Halima’s Story: Somalia
Halima (48), a mother of nine, lives in Jazira Internally Displaced Persons (IDP) camp in Luuq in southwestern Somalia. She has become a nomad in her own country after drought killed her livestock forcing her family to move 40km from their home in Yurkud village in search of food, shelter and work.
Climate change has made life harder for women in Somalia and climate projections suggest worse is to come. Mean annual temperatures are forecast to increase by around three degrees across the country by the end of the century.
Since becoming displaced Halima, her husband Hassan (46), their children and nine relatives have struggled. Education, a basic human right in Ireland, is not an option for the children as they focus on day-to-day survival.
“When we moved to the camp my family had no income and we were struggling to meet basic needs. We could not afford three meals a day and most of my children were malnourished.”
Internal migration in Somalia is primarily linked to extreme weather-related climate change events, conflict and violence. Approximately 593,000 have been displaced in Somalia this year alone.
Last year, Halima was selected to take part in a new resilience food production project, implemented by Trócaire in partnership with the Centre for Research and Integrated Development (CERID).
Through this pilot programme, Halima is now being supported and empowered to reduce the devastating impacts of climate change and to create more sustainable ways of living through farming.
Halima has been given access to farmland, training on agroecological food production techniques and alternative income options. She has also joined a community savings group.
“In the first year of the project, I planted tomatoes, squash, green pepper, cowpeas, sorghum and maize. I learned about good agricultural practice and was given a plot of land to plant on. For the first two seasons I made $310, (€263), which I used primarily for family basic needs, and to purchase two goats. Legumes and cereals were harvested and sold as fodder to generate income.”
“Currently, I have 15 goats all acquired through the support of CERID and Trócaire. I bought six with money from selling crops from my farm. Since then, they have given birth to another six.”
Halima’s daughter, Qali Hassan (17), is also helping lift the family from poverty after graduating from a course at the Agricultural Training Centre which trains teenagers on agri-business and entrepreneurship. The programme is also implemented by Trócaire in partnership with CERID.

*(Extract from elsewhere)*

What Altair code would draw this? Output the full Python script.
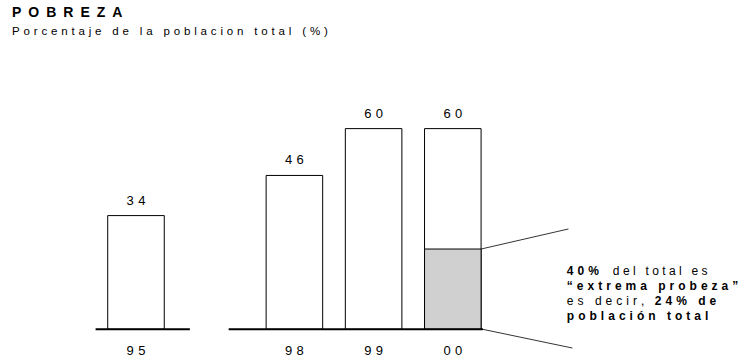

Qali and her mother have now started a kitchen garden where they grow vegetables to feed the family. This is a win-win as it helps provide much needed income, and food.
“I harvest lettuce and other vegetables every morning and prepare breakfast for my children. I also give some of the daily harvest to my neighbours,” Halima adds.
Halima’s daughter is applying her newfound skills to improving the irrigation system, soil fertility and pest control.
Thanks to the transformation in their lives Halima has also been able to send her bed-ridden mother for surgery for her failing eyesight.
“My mother is now independent again. Now she can go anywhere she wishes without anybody’s guidance,” Halima says.